### Task input
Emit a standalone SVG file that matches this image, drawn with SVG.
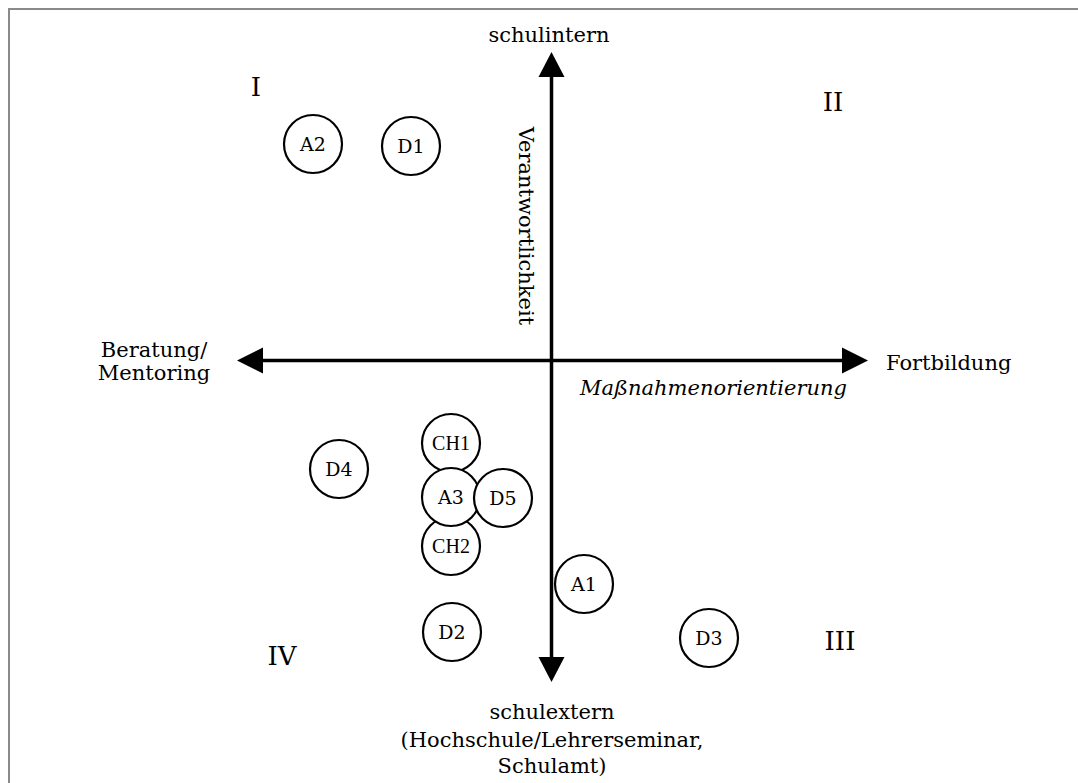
==
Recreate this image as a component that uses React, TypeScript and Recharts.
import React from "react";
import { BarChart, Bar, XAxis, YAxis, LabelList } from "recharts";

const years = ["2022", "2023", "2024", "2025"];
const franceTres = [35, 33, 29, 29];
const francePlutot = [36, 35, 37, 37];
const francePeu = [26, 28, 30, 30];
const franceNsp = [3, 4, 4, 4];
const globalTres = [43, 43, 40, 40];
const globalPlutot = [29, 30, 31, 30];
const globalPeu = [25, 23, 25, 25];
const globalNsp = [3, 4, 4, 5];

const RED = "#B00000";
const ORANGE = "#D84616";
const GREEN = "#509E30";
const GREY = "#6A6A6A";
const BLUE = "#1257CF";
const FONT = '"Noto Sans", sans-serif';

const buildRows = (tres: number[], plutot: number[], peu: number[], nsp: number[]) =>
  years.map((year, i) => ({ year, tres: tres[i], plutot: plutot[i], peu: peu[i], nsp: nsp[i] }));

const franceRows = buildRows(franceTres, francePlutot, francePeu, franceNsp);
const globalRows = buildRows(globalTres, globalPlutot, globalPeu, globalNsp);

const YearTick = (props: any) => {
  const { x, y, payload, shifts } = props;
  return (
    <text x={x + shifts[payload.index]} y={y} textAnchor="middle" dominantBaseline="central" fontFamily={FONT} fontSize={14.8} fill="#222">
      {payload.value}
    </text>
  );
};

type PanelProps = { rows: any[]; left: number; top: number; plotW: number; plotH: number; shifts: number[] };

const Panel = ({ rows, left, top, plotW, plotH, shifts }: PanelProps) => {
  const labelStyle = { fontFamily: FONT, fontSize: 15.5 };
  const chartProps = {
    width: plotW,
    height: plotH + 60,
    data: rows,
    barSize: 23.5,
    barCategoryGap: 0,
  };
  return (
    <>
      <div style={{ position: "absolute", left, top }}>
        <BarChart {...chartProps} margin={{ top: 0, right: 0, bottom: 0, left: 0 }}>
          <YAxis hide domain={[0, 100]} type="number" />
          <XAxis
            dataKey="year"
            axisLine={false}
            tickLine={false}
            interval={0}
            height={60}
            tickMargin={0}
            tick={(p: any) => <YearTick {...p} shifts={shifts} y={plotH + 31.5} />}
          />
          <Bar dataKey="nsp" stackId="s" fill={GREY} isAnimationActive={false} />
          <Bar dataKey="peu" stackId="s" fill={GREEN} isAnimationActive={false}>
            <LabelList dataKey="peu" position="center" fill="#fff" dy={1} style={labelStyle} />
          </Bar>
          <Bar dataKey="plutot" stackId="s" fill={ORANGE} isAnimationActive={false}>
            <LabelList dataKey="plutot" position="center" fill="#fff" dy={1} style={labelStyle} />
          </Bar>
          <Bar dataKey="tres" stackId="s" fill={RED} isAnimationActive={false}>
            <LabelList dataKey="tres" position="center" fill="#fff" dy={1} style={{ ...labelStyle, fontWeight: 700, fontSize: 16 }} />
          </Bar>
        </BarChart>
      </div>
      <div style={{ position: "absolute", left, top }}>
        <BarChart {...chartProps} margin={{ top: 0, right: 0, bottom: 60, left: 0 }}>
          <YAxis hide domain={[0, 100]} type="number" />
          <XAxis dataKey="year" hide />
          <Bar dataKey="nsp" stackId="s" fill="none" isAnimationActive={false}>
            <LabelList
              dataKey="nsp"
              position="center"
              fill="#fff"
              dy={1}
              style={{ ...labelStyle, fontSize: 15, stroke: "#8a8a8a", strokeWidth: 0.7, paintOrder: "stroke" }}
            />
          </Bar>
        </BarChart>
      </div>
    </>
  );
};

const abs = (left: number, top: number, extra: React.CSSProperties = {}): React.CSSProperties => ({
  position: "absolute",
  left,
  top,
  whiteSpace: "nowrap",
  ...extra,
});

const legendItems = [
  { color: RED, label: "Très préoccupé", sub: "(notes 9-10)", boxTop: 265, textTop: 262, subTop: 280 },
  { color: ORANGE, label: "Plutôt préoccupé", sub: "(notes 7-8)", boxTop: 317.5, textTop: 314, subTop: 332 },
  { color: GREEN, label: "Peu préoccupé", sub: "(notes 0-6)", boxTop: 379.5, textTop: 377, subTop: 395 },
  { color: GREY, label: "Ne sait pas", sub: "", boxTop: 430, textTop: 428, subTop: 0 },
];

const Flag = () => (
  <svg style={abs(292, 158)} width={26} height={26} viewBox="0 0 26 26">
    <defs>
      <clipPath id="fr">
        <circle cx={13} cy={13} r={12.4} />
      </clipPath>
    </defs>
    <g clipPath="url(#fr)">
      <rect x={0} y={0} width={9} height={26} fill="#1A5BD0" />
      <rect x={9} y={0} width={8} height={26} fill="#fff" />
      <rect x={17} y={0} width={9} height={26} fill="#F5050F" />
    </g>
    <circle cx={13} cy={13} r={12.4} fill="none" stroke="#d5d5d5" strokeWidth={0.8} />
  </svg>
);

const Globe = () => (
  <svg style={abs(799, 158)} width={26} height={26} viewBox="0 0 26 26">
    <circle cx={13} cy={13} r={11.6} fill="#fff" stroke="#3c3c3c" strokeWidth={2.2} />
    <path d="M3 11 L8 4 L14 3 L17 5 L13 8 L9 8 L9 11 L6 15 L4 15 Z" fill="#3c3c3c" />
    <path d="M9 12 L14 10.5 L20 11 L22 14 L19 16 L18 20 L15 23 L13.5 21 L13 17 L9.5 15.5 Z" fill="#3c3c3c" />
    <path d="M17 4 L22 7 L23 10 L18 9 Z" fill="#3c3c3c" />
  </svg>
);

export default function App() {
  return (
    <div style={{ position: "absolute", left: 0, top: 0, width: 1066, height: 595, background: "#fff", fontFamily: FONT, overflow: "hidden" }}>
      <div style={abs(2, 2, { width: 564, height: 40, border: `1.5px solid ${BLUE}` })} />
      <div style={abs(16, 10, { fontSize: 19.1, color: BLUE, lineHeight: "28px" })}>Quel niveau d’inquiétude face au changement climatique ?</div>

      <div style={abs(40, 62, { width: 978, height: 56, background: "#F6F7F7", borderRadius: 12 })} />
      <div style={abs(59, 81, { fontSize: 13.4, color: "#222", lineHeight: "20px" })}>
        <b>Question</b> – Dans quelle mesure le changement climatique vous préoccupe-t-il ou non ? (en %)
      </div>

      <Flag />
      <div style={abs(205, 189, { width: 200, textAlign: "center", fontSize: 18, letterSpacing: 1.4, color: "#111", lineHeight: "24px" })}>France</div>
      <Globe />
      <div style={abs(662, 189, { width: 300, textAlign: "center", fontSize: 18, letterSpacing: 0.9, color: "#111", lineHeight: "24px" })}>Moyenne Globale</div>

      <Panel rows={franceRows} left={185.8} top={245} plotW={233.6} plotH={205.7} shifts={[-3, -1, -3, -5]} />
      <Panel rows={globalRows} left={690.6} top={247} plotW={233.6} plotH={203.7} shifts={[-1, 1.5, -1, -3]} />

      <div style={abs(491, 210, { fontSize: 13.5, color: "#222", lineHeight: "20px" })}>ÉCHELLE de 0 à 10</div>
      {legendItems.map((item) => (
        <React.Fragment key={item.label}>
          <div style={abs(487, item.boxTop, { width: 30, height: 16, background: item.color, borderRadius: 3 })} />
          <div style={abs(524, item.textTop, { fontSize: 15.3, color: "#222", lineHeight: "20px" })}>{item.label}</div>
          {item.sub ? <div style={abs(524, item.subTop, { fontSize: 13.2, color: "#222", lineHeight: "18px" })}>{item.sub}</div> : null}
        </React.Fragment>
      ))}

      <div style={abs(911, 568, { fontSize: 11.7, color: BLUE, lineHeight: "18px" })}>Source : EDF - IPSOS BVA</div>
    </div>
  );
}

### Exercise
What is wanted is an exact copy of the lines from the line containing "Recreate this image" to the line containing "any[]; left: number;", both lines included, and of no other line.

### Result
Recreate this image as a component that uses React, TypeScript and Recharts.
import React from "react";
import { BarChart, Bar, XAxis, YAxis, LabelList } from "recharts";

const years = ["2022", "2023", "2024", "2025"];
const franceTres = [35, 33, 29, 29];
const francePlutot = [36, 35, 37, 37];
const francePeu = [26, 28, 30, 30];
const franceNsp = [3, 4, 4, 4];
const globalTres = [43, 43, 40, 40];
const globalPlutot = [29, 30, 31, 30];
const globalPeu = [25, 23, 25, 25];
const globalNsp = [3, 4, 4, 5];

const RED = "#B00000";
const ORANGE = "#D84616";
const GREEN = "#509E30";
const GREY = "#6A6A6A";
const BLUE = "#1257CF";
const FONT = '"Noto Sans", sans-serif';

const buildRows = (tres: number[], plutot: number[], peu: number[], nsp: number[]) =>
  years.map((year, i) => ({ year, tres: tres[i], plutot: plutot[i], peu: peu[i], nsp: nsp[i] }));

const franceRows = buildRows(franceTres, francePlutot, francePeu, franceNsp);
const globalRows = buildRows(globalTres, globalPlutot, globalPeu, globalNsp);

const YearTick = (props: any) => {
  const { x, y, payload, shifts } = props;
  return (
    <text x={x + shifts[payload.index]} y={y} textAnchor="middle" dominantBaseline="central" fontFamily={FONT} fontSize={14.8} fill="#222">
      {payload.value}
    </text>
  );
};

type PanelProps = { rows: any[]; left: number; top: number; plotW: number; plotH: number; shifts: number[] };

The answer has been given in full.